At the NCAC-WIPO international forum on copyright, taking place alongside the Shanghai International Film Festival, Mike Ellis, President and Managing Director Asia Pacific for the Motion Picture Association – a long time stakeholder in the Chinese film and television market – presented the big picture on the size of the industry and the importance of promoting and protecting intellectual property: “… the future of the film industry in the 21st Century will continue to depend on strong intellectual property rights protections that keep pace with technology.”

In hindsight it might be evident that piracy hurts Chinese cinema as much as it does Hollywood imports, if not more so, but it really takes some persuasion to drive the common sense home to the right target. Also, for a group conditioned to see intellectual property as tools of propaganda, it takes a while to change the perception that a whole movie is a product and therefore should not be treated as a trailer for image-building for the nation.

A conversation in parallel to preserving IP has been the need to best develop the value of IP. Across town, the MPA partnered with the Shanghai Theatre Academy to host the 4th Global Film Industry Value Chain Development Forum. Today, there is so much more than an individual movie product at stake. IP creators have fast-tracked the ability to create entire brands around a story or character, involving merchandise, movie theme parks, video games, fashion, TV spin-offs, and the list goes on.

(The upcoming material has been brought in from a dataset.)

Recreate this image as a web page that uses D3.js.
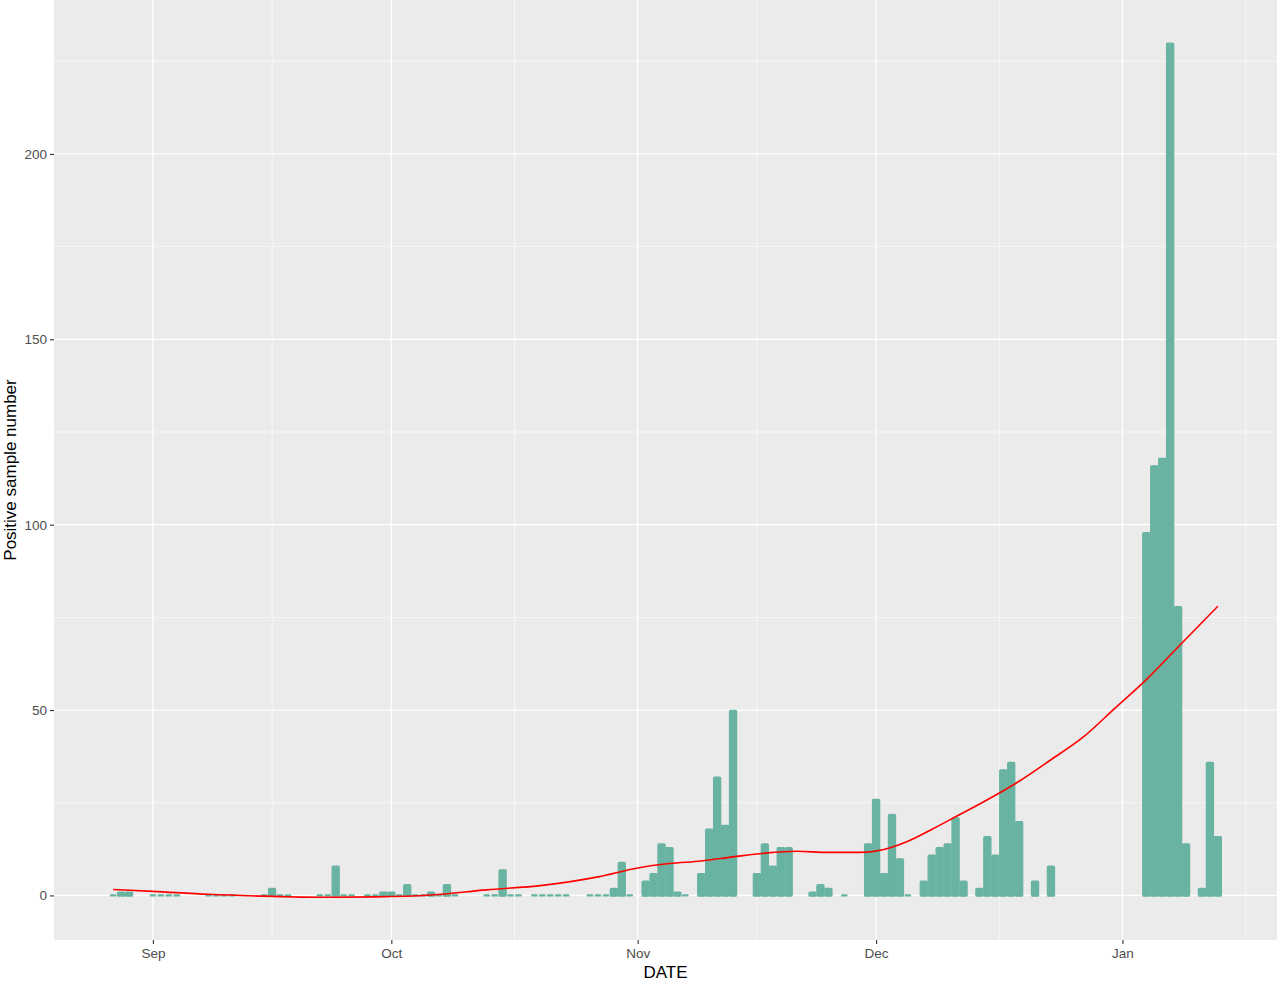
<!DOCTYPE html>
<html><head><meta charset="utf-8">
<script src="https://cdn.jsdelivr.net/npm/d3@7"></script>
<style>body{margin:0;background:#fff}svg{display:block}</style>
</head><body><svg id="c" width="1280" height="982"></svg>
<script>
// ---- data ----
const barDates = [
 "2020-08-27","2020-08-28","2020-08-29",
 "2020-09-01","2020-09-02","2020-09-03","2020-09-04",
 "2020-09-08","2020-09-09","2020-09-10","2020-09-11",
 "2020-09-15","2020-09-16","2020-09-17","2020-09-18",
 "2020-09-22","2020-09-23","2020-09-24","2020-09-25","2020-09-26",
 "2020-09-28","2020-09-29","2020-09-30",
 "2020-10-01","2020-10-02","2020-10-03","2020-10-04","2020-10-05","2020-10-06","2020-10-07","2020-10-08","2020-10-09",
 "2020-10-13","2020-10-14","2020-10-15","2020-10-16","2020-10-17",
 "2020-10-19","2020-10-20","2020-10-21","2020-10-22","2020-10-23",
 "2020-10-26","2020-10-27","2020-10-28","2020-10-29","2020-10-30","2020-10-31",
 "2020-11-02","2020-11-03","2020-11-04","2020-11-05","2020-11-06","2020-11-07",
 "2020-11-09","2020-11-10","2020-11-11","2020-11-12","2020-11-13",
 "2020-11-16","2020-11-17","2020-11-18","2020-11-19","2020-11-20",
 "2020-11-23","2020-11-24","2020-11-25","2020-11-27",
 "2020-11-30","2020-12-01","2020-12-02","2020-12-03","2020-12-04","2020-12-05",
 "2020-12-07","2020-12-08","2020-12-09","2020-12-10","2020-12-11","2020-12-12",
 "2020-12-14","2020-12-15","2020-12-16","2020-12-17","2020-12-18","2020-12-19",
 "2020-12-21","2020-12-23",
 "2021-01-04","2021-01-05","2021-01-06","2021-01-07","2021-01-08","2021-01-09",
 "2021-01-11","2021-01-12","2021-01-13"
];
const barValues = [
 0,1,1,
 0,0,0,0,
 0,0,0,0,
 0,2,0,0,
 0,0,8,0,0,
 0,0,1,
 1,0,3,0,0,1,0,3,0,
 0,0,7,0,0,
 0,0,0,0,0,
 0,0,0,2,9,0,
 4,6,14,13,1,0,
 6,18,32,19,50,
 6,14,8,13,13,
 1,3,2,0,
 14,26,6,22,10,0,
 4,11,13,14,21,4,
 2,16,11,34,36,20,
 4,8,
 98,116,118,230,78,14,
 2,36,16
];
const smoothDates = [
 "2020-08-27","2020-09-01","2020-09-08","2020-09-15","2020-09-22","2020-09-29",
 "2020-10-06","2020-10-13","2020-10-20","2020-10-27","2020-11-01","2020-11-05",
 "2020-11-09","2020-11-13","2020-11-17","2020-11-21","2020-11-25","2020-11-29",
 "2020-12-02","2020-12-05","2020-12-08","2020-12-11","2020-12-15","2020-12-19",
 "2020-12-23","2020-12-27","2020-12-31","2021-01-04","2021-01-08","2021-01-13"
];
const smoothValues = [
 1.6,1.1,0.3,-0.2,-0.5,-0.4,
 0.1,1.5,2.7,5.0,7.4,8.6,
 9.3,10.4,11.4,11.9,11.6,11.6,
 12.4,14.6,17.8,21.2,25.8,30.8,
 36.6,42.6,50.4,58.2,67.0,78.0
];
const yTickValues = [0,50,100,150,200];
const yMinorValues = [25,75,125,175,225];
const xTickDates = ["2020-09-01","2020-10-01","2020-11-01","2020-12-01","2021-01-01"];
const xTickLabels = ["Sep","Oct","Nov","Dec","Jan"];
const xMinorDates = ["2020-09-16T00:00","2020-10-16T12:00","2020-11-16T00:00","2020-12-16T12:00","2021-01-16T12:00"];

// ---- chart ----
const parse = d3.utcParse("%Y-%m-%d");
const parseT = d3.utcParse("%Y-%m-%dT%H:%M");
const DAY = 864e5;
const bars = barDates.map((d,i)=>({date:parse(d), value:barValues[i]}));
const smooth = smoothDates.map((d,i)=>({date:parse(d), value:smoothValues[i]}));

const panel = {left:54, right:1277, top:0, bottom:940};
const svg = d3.select("#c");
const font = "'Liberation Sans', Arial, Helvetica, sans-serif";

const xMin = +bars[0].date - 0.45*DAY, xMax = +bars[bars.length-1].date + 0.45*DAY;
const xPad = (xMax - xMin)*0.05;
const x = d3.scaleUtc().domain([new Date(xMin - xPad), new Date(xMax + xPad)]).range([panel.left, panel.right]);
const yLo = Math.min(0, d3.min(smoothValues)), yHi = d3.max(barValues);
const yPad = (yHi - yLo)*0.05;
const y = d3.scaleLinear().domain([yLo - yPad, yHi + yPad]).range([panel.bottom, panel.top]);

// background
svg.append("rect").attr("x",panel.left).attr("y",panel.top)
  .attr("width",panel.right-panel.left).attr("height",panel.bottom-panel.top).attr("fill","#ebebeb");

const grid = svg.append("g");
grid.selectAll(".ymin").data(yMinorValues).join("line")
  .attr("x1",panel.left).attr("x2",panel.right)
  .attr("y1",d=>y(d)).attr("y2",d=>y(d)).attr("stroke","#fff").attr("stroke-width",0.6);
grid.selectAll(".xmin").data(xMinorDates.map(d=>parseT(d))).join("line")
  .attr("y1",panel.top).attr("y2",panel.bottom)
  .attr("x1",d=>x(d)).attr("x2",d=>x(d)).attr("stroke","#fff").attr("stroke-width",0.6);
grid.selectAll(".ymaj").data(yTickValues).join("line")
  .attr("x1",panel.left).attr("x2",panel.right)
  .attr("y1",d=>y(d)).attr("y2",d=>y(d)).attr("stroke","#fff").attr("stroke-width",1.3);
grid.selectAll(".xmaj").data(xTickDates.map(d=>parse(d))).join("line")
  .attr("y1",panel.top).attr("y2",panel.bottom)
  .attr("x1",d=>x(d)).attr("x2",d=>x(d)).attr("stroke","#fff").attr("stroke-width",1.3);

// bars
const barColor = "#69b3a2";
svg.append("g").selectAll("rect").data(bars).join("rect")
  .attr("x",d=>{const l=x(new Date(+d.date-0.5*DAY)); return d.value===0? l+1.2 : l+0.4;})
  .attr("width",d=>{const w=x(new Date(+d.date+0.5*DAY))-x(new Date(+d.date-0.5*DAY)); return d.value===0? w-2.4 : w-0.8;})
  .attr("y",d=> d.value===0 ? y(0)-0.6 : y(d.value)+0.4)
  .attr("height",d=> d.value===0 ? 1.2 : y(0)-y(d.value)+0.4)
  .attr("rx",1).attr("ry",1)
  .attr("fill",barColor)
  .attr("stroke",barColor).attr("stroke-width",1.2).attr("stroke-linejoin","round");

// smooth line
const line = d3.line().x(d=>x(d.date)).y(d=>y(d.value)).curve(d3.curveMonotoneX);
svg.append("path").datum(smooth).attr("d",line)
  .attr("fill","none").attr("stroke","#ff0000").attr("stroke-width",1.6);

// axes
const xAxis = d3.axisBottom(x).tickValues(xTickDates.map(d=>parse(d)))
  .tickFormat((d,i)=>xTickLabels[i]).tickSize(4).tickPadding(4);
const gx = svg.append("g").attr("transform",`translate(0,${panel.bottom})`).call(xAxis);
gx.select(".domain").remove();
gx.selectAll(".tick line").attr("stroke","#333").attr("stroke-width",1.1);
gx.selectAll("text").attr("fill","#4d4d4d").style("font-family",font).style("font-size","13.5px");

const yAxis = d3.axisLeft(y).tickValues(yTickValues).tickSize(4).tickPadding(3);
const gy = svg.append("g").attr("transform",`translate(${panel.left},0)`).call(yAxis);
gy.select(".domain").remove();
gy.selectAll(".tick line").attr("stroke","#333").attr("stroke-width",1.1);
gy.selectAll("text").attr("fill","#4d4d4d").style("font-family",font).style("font-size","13.5px");

// titles
svg.append("text").attr("x",(panel.left+panel.right)/2).attr("y",978)
  .attr("text-anchor","middle").style("font-family",font).style("font-size","17px").attr("fill","#000")
  .text("DATE");
svg.append("text").attr("transform",`translate(16,${(panel.top+panel.bottom)/2}) rotate(-90)`)
  .attr("text-anchor","middle").style("font-family",font).style("font-size","17px").attr("fill","#000")
  .text("Positive sample number");
</script></body></html>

The unprecedented growth in the core business of the film industry has given both regulators and filmmakers a lot of confidence. Piracy remains on the radar as a threat, albeit a reduced threat. But the models for pricing are still being worked on. Revenues from streaming have not yet reached the stage of a healthy ancillary market, and those from exhibition are constantly manipulated by subsidies that are more detrimental than constructive. These are new challenges faced by China’s regulators and market players. But as so often, they look to Hollywood for inspiration. On a note of optimism, if piracy can be contained, the new bumps are just… well, just bumps.

Raymond Zhou is a Beijing-based bilingual writer, prolific Chinese film critic, film industry analyst and often quoted by the Western press. He serves as a juror for many festivals and awards, and an author of 20 books, including the English-language book “A Practical Guide to Chinese Cinema 2002-2012”.